— Given task —
Skip all pictures, then copy the lines from the start of the data through the line with "T_TOP = t_sat(W_TOP)", keeping both ends.

>> start

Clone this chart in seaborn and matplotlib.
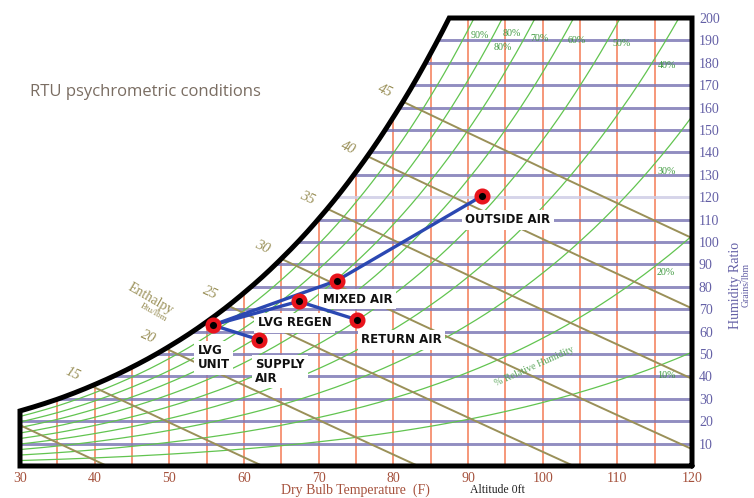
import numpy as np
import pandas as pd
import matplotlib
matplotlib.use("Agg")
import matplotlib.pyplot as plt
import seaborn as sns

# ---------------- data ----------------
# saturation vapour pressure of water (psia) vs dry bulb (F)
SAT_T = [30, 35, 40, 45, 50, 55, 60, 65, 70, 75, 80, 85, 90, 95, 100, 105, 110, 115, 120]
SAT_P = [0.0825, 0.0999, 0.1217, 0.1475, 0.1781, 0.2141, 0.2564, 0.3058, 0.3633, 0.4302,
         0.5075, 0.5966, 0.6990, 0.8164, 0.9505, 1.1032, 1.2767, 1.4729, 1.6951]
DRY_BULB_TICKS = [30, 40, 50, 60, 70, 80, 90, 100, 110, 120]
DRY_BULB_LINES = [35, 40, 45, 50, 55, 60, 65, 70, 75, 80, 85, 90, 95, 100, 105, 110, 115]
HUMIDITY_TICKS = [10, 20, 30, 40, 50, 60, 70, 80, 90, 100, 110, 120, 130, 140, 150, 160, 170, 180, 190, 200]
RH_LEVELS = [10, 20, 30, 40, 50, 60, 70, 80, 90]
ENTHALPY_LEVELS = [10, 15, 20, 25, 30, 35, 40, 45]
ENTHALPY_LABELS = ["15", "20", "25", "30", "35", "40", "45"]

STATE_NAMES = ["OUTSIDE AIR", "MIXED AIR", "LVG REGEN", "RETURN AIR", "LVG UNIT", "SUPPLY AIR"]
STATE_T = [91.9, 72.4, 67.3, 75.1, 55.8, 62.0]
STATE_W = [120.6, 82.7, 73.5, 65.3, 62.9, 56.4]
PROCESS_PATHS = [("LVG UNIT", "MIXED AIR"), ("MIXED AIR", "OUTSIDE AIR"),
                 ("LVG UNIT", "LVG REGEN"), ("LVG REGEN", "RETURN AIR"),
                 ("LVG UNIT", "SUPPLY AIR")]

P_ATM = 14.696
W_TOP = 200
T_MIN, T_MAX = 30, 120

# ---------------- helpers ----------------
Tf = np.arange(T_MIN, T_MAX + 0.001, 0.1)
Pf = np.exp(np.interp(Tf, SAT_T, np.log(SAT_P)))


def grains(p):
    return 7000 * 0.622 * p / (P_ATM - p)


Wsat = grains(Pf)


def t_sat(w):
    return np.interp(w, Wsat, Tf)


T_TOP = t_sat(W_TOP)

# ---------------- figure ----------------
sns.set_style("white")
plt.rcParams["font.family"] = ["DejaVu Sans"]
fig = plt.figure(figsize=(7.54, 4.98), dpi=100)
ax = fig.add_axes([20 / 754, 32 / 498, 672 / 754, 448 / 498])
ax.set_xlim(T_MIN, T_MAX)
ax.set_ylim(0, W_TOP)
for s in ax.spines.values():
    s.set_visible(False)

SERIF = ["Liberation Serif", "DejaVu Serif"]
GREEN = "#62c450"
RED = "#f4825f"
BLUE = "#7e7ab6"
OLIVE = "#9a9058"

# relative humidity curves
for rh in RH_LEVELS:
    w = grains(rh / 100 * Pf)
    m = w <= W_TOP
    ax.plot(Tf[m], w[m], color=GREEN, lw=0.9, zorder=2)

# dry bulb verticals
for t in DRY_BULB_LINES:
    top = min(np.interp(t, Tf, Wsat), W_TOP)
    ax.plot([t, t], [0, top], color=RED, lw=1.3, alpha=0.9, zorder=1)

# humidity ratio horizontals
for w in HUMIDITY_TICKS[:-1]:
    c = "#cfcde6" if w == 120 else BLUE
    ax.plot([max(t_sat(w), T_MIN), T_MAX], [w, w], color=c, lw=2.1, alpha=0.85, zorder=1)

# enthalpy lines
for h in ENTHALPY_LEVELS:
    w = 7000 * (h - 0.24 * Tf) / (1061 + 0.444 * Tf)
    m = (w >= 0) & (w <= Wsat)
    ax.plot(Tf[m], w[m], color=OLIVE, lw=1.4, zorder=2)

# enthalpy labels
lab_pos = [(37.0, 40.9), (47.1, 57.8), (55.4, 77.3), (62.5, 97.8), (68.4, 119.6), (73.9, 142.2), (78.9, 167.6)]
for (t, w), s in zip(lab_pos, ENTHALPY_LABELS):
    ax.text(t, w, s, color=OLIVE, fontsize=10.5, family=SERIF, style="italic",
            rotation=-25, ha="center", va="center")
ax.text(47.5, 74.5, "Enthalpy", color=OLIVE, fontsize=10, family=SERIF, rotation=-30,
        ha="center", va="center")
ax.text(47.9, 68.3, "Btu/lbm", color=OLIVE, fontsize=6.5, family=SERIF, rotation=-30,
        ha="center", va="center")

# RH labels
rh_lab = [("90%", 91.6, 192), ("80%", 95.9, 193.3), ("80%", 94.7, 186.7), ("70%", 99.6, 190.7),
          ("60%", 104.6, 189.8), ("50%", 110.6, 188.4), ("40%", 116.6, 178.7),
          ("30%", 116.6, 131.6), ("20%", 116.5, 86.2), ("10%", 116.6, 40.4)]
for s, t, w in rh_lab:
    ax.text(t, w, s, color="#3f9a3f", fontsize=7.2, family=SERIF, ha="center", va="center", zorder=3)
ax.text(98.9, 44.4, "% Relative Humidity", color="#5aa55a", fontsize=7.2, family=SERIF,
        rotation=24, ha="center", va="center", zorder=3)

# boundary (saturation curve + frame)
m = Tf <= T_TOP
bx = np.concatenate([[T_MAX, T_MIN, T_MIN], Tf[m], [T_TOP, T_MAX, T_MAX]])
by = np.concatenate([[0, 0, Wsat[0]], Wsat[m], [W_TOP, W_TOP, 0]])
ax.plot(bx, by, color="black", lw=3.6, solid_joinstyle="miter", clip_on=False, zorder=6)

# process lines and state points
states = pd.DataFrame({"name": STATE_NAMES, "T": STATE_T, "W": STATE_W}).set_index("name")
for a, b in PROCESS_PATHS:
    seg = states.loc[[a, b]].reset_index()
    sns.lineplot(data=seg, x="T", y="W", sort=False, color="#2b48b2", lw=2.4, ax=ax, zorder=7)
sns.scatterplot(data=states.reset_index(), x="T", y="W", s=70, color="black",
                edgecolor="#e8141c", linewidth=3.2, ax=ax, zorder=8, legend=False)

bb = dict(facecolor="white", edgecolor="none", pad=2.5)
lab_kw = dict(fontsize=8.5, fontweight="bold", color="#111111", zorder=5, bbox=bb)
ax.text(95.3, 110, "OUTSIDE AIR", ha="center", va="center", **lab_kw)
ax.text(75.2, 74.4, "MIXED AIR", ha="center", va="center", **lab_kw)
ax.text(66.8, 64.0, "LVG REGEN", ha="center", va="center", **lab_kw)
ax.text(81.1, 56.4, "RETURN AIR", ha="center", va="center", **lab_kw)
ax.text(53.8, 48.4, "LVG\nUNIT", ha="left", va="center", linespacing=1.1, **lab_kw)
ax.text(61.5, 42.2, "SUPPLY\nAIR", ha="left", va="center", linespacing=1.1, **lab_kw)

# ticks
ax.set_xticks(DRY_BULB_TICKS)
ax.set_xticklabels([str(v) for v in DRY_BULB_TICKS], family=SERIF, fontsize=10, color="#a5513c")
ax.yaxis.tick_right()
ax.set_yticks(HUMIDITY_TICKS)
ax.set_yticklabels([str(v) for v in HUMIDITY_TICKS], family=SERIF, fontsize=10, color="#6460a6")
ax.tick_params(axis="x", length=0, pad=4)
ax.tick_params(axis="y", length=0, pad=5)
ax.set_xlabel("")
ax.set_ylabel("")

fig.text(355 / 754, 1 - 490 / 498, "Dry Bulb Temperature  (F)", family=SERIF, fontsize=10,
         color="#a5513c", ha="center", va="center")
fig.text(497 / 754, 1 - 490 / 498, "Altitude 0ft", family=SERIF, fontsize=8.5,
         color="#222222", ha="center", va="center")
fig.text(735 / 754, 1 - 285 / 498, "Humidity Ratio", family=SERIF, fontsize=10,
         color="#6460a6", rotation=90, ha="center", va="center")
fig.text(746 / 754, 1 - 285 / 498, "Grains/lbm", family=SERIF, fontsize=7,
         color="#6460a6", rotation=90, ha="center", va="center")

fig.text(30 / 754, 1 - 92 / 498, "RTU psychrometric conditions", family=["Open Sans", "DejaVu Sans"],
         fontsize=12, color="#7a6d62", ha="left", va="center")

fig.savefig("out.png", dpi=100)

>> end

— The reply —
Clone this chart in seaborn and matplotlib.
import numpy as np
import pandas as pd
import matplotlib
matplotlib.use("Agg")
import matplotlib.pyplot as plt
import seaborn as sns

# ---------------- data ----------------
# saturation vapour pressure of water (psia) vs dry bulb (F)
SAT_T = [30, 35, 40, 45, 50, 55, 60, 65, 70, 75, 80, 85, 90, 95, 100, 105, 110, 115, 120]
SAT_P = [0.0825, 0.0999, 0.1217, 0.1475, 0.1781, 0.2141, 0.2564, 0.3058, 0.3633, 0.4302,
         0.5075, 0.5966, 0.6990, 0.8164, 0.9505, 1.1032, 1.2767, 1.4729, 1.6951]
DRY_BULB_TICKS = [30, 40, 50, 60, 70, 80, 90, 100, 110, 120]
DRY_BULB_LINES = [35, 40, 45, 50, 55, 60, 65, 70, 75, 80, 85, 90, 95, 100, 105, 110, 115]
HUMIDITY_TICKS = [10, 20, 30, 40, 50, 60, 70, 80, 90, 100, 110, 120, 130, 140, 150, 160, 170, 180, 190, 200]
RH_LEVELS = [10, 20, 30, 40, 50, 60, 70, 80, 90]
ENTHALPY_LEVELS = [10, 15, 20, 25, 30, 35, 40, 45]
ENTHALPY_LABELS = ["15", "20", "25", "30", "35", "40", "45"]

STATE_NAMES = ["OUTSIDE AIR", "MIXED AIR", "LVG REGEN", "RETURN AIR", "LVG UNIT", "SUPPLY AIR"]
STATE_T = [91.9, 72.4, 67.3, 75.1, 55.8, 62.0]
STATE_W = [120.6, 82.7, 73.5, 65.3, 62.9, 56.4]
PROCESS_PATHS = [("LVG UNIT", "MIXED AIR"), ("MIXED AIR", "OUTSIDE AIR"),
                 ("LVG UNIT", "LVG REGEN"), ("LVG REGEN", "RETURN AIR"),
                 ("LVG UNIT", "SUPPLY AIR")]

P_ATM = 14.696
W_TOP = 200
T_MIN, T_MAX = 30, 120

# ---------------- helpers ----------------
Tf = np.arange(T_MIN, T_MAX + 0.001, 0.1)
Pf = np.exp(np.interp(Tf, SAT_T, np.log(SAT_P)))


def grains(p):
    return 7000 * 0.622 * p / (P_ATM - p)


Wsat = grains(Pf)


def t_sat(w):
    return np.interp(w, Wsat, Tf)


T_TOP = t_sat(W_TOP)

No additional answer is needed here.